Rethinking Ethics and Economics for a Just Future of Work
Thursday, October 17, 2024
4:00 PM - 5:30 PM
Zoom
The Philosophy Colloquium Series continues with an online event: "Rethinking Ethics and Economics for a Just Future of Work" by Dr. Joshua Preiss (Minnesota State Univeristy, Mankato). This event is free and open to the public. All are welcome!
Passcode: 582370
Abstract:
In this talk, Dr. Preiss will articulate and defend four categories of value: (1) Place, in the form of community and country (2) Status, particularly the status of workers without “high-end human capital” (3) Freedom as control or non-domination, and (4) economic and physical Security. These values, though frequently ignored or cast aside in economic models of efficiency and philosophical models of justice, are essential to understanding the significant costs of labor market and geographical economic polarization. The sustained failure to address these costs plays a central role in the rise right-wing populist parties and candidates and declining support for liberal and democratic norms and institutions.
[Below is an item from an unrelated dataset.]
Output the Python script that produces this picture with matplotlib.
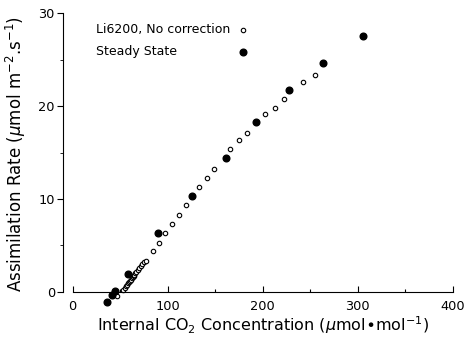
import numpy as np
import matplotlib
matplotlib.use("Agg")
import matplotlib.pyplot as plt
from matplotlib.ticker import MultipleLocator

# Li6200, no correction (open circles)
li_ci = [47, 53, 54.5, 56, 57, 58, 59, 60, 61, 62, 63, 64, 65, 66, 67, 68.5, 70, 71.5, 73, 75, 77,
         84.2, 91.2, 97.5, 104.9, 111.9, 119.6, 133.3, 141.1, 148.4, 165.6, 174.7, 183.5,
         202.7, 213.3, 222.8, 242.1, 254.7]
li_a = [-0.5, 0.2, 0.4, 0.6, 0.75, 0.9, 1.0, 1.15, 1.3, 1.45, 1.55, 1.7, 1.85, 2.0, 2.15, 2.35, 2.55, 2.75, 2.95, 3.15, 3.35,
        4.35, 5.3, 6.3, 7.3, 8.3, 9.3, 11.3, 12.3, 13.2, 15.4, 16.3, 17.1,
        19.1, 19.8, 20.8, 22.6, 23.3]

# steady state (filled circles)
ss_ci = [36.5, 41.4, 44.9, 58.2, 89.8, 125.9, 161.0, 193.3, 228.0, 263.5, 305.9]
ss_a = [-1.1, -0.4, 0.1, 1.9, 6.3, 10.3, 14.4, 18.3, 21.7, 24.6, 27.5]

plt.rcParams['font.family'] = ['DejaVu Sans']

fig = plt.figure(figsize=(4.65, 3.46), dpi=100)
ax = fig.add_axes([0.136, 0.1032, 0.8375, 0.8584])

ax.plot(li_ci, li_a, 'o', ms=3.2, mfc='white', mec='black', mew=0.8, ls='none')
ax.plot(ss_ci, ss_a, 'o', ms=4.8, color='black', ls='none')

ax.set_xlim(-10, 400)
ax.set_ylim(-2, 30)

ax.spines['top'].set_visible(False)
ax.spines['right'].set_visible(False)
ax.spines['bottom'].set_position(('data', 0))
ax.spines['bottom'].set_bounds(0, 400)
ax.spines['left'].set_bounds(0, 30)

ax.xaxis.set_major_locator(MultipleLocator(100))
ax.xaxis.set_minor_locator(MultipleLocator(50))
ax.yaxis.set_major_locator(MultipleLocator(10))
ax.yaxis.set_minor_locator(MultipleLocator(5))
ax.tick_params(axis='x', which='both', direction='in', length=4, width=0.8, labelsize=9.3, pad=6)
ax.tick_params(axis='x', which='minor', length=2.5)
ax.tick_params(axis='y', which='major', direction='out', length=4, width=0.8, labelsize=9.3, pad=2)
ax.tick_params(axis='y', which='minor', direction='out', length=2, width=0.6)

ax.set_xlabel(r'Internal CO$_2$ Concentration ($\mu$mol$\bullet$mol$^{-1}$)', fontsize=11.5)
ax.set_ylabel(r'Assimilation Rate ($\mu$mol m$^{-2}$.s$^{-1}$)', fontsize=12)
ax.xaxis.set_label_coords(0.513, -0.012)
ax.yaxis.set_label_coords(-0.091, 0.526)

# legend, text left aligned, keys on the right
ax.text(0.083, 0.944, 'Li6200, No correction', transform=ax.transAxes, fontsize=9, va='center')
ax.text(0.083, 0.870, 'Steady State', transform=ax.transAxes, fontsize=9, va='center')
ax.plot([0.4615], [0.944], 'o', ms=3.2, mfc='white', mec='black', mew=0.8, transform=ax.transAxes, clip_on=False)
ax.plot([0.4615], [0.870], 'o', ms=4.8, color='black', transform=ax.transAxes, clip_on=False)

fig.savefig("out.png", dpi=100)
If a free and inclusively prosperous future depends on the ongoing health of existing liberal democracies, then these values must play a central role in the discussion of inevitable tradeoffs in economic policy, even when they conflict with alternative measures of efficiency or justice.
About the speaker:
Joshua Preiss is Professor of Philosophy and Co-Director of the Program in Philosophy, Politics, and Economics at Minnesota State University, Mankato. He regularly teaches courses in business ethics, philosophy of race, class, and gender, philosophy of economics, and social and political philosophy. His recent monograph Just Work for All: The American Dream in the 21st Century, was published by Routledge in 2021. Preiss’ current research, including the book project The Ethics of Industrial Policy, centers on the ethics, politics, and economics of technological change and the future of work. His forthcoming articles include “Freedom and Financial Market Reform” in the Anthology The Philosophy of Money and Finance (Oxford) “The Moral and Political Importance of Good Jobs” in The Oxford Handbook on Philosophy and Work, “Opportunity Issues: Which American Dream?” in the Routledge Handbook on the American Dream, and “Global Value Chains: A Moral Cost-Benefit Analysis” in The Cambridge Handbook on the Economics of Global Value Chains.